70をとうに過ぎた、たつおさんは、山深い小さな集落に、一人暮らしです。心臓が悪いために、入院を勧められていますが、頑なに拒み続けていました。
ある日医者嫌いで有名なたつおさんが、かもしか診療所に来ました。
「ぜいぜいぜい」
「たつおさん、どうしましたか」
「ぜいぜいぜいぜいぜい」
「あー心臓が難儀いんですね」
「ぜいぜいぜい」
これでは死んでしまうと思い、点滴をして、症状を緩和すると顔の色も戻り、話もできるようになりました。
「たつおさん、今日は安静にしてくださいよ」
「今日はお湯に入りにこれから運転していくんだ」
近くにある、いい湯らていに行くつもりだと察した看護師さんが
「たつおさん、温泉なんか入ったら死んでしまうから止めなさいよ」
「死のうが死ぬまいが温泉に入りたいんだよ」
しばらくやり取りして、たつおさんはしょんぼりと帰りました。しばらくしてたつおさんは車の運転もできなくなり、歩くこともつらくなってしまい、ひとりぼっち家で寝込むようになりました。
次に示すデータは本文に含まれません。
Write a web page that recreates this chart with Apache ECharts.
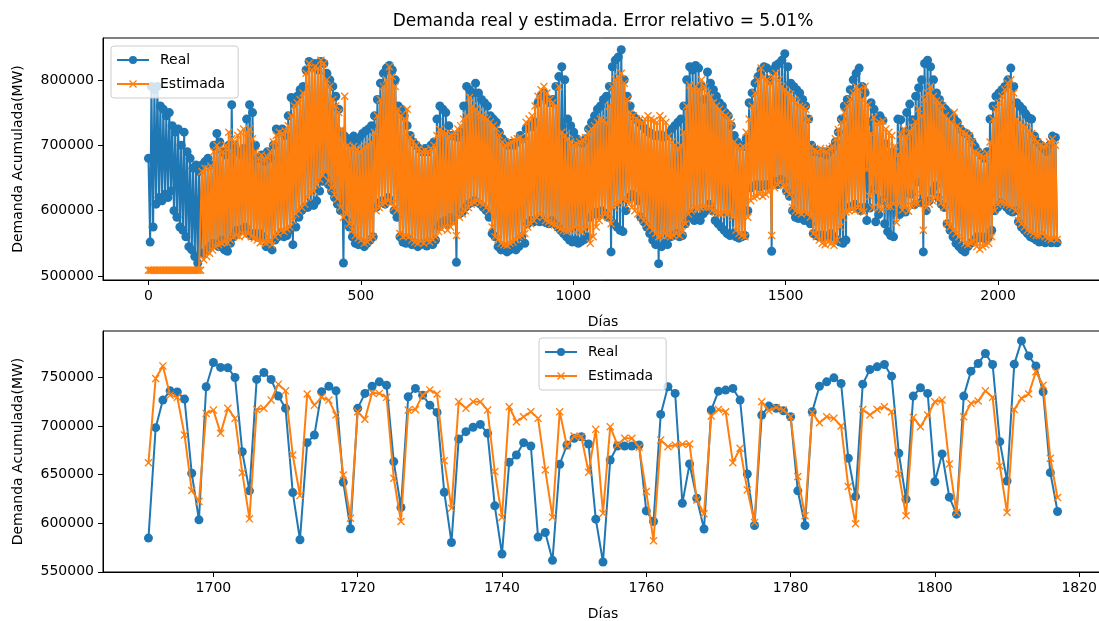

見かねた息子さんが、町で自宅を建てて、たつおさんの部屋も作り呼び寄せようとしましたが結局は断ってしまいました。何回かの冬を一人で過ごしながらヘルパーさんが作る食事と訪問看護師さんの世話を受けながら過ごしていました。
暑い夏の日に訪問看護の看護師さんから、たつおさんがやせ細ってこのままだと夏を乗り切れないかもしれないと、報告がありました。
症状が重いようなので、息子さんから入院を説得するようにお願いしましたが、本人が拒否してしまいました。仕方がないので、親戚一同が集まり、本人に病院受診を強く勧めましたが、頑として受け入れません。みんなが困っていると、かもしか診療所なら行ってやってもいいと言い始めました。
翌日に車椅子の乗せられてたつおさんはやってきました。以前とは変わり果て、痩せこけて無精髭の顔はつらそうでしたが、相変わらずの空元気です。
「たつおさん、まだ生きていたんですね」
「まだまだ死なないわね」
「餓死しそうなので、点滴しますね」
「う~~む、よかろう」
「ところでせっかくたつおさんをとっ捕まえたので、車を呼ぶけど、白い車と黒い車のどっちがいいかな」
「いやーーー、どっちもいらん。特に黒い車はやだね」
ということで、町の病院に連絡をとり、すぐに救急車を呼びました。救急車に運び込まれるたつおさんは、どこかホッとしたような表情にも見えました。救急車が立ち去るのを、みんなでやれやれといった感じで見送りました。
その日の夕方後片付けをして、帰ろうとしているところに、たつおさんの息子さんが訪ねて来ました。実は病院に救急車で行ったのだけれど、結局本人が絶対に入院しないと激しく抵抗した為に、病院にもあいそをつかされてしまい、戻ってきてしまいましたと・・・・
息子さんの車を覗き込むと、後ろの席にたつおさんが嬉しそうにちょこんと小さく座っていました。
「先生、戻ってきたよ、明日往診に来てくれ、えへへ」とのたまいました。
たつおさんにとって、思い出が詰まっている自分の『家』から離れることは、死ぬことと同じだったのです。自分の病状を知っているから、医者や病院に行くことが出来ないのでいたのでしょう。
どんなに貧乏だろうが、山深い地であろうが、たつおさんには最後まで大事な場所だったのです。地位やお金や物ばかりが大事にされる今という時代、形のない大事が見失われそうです。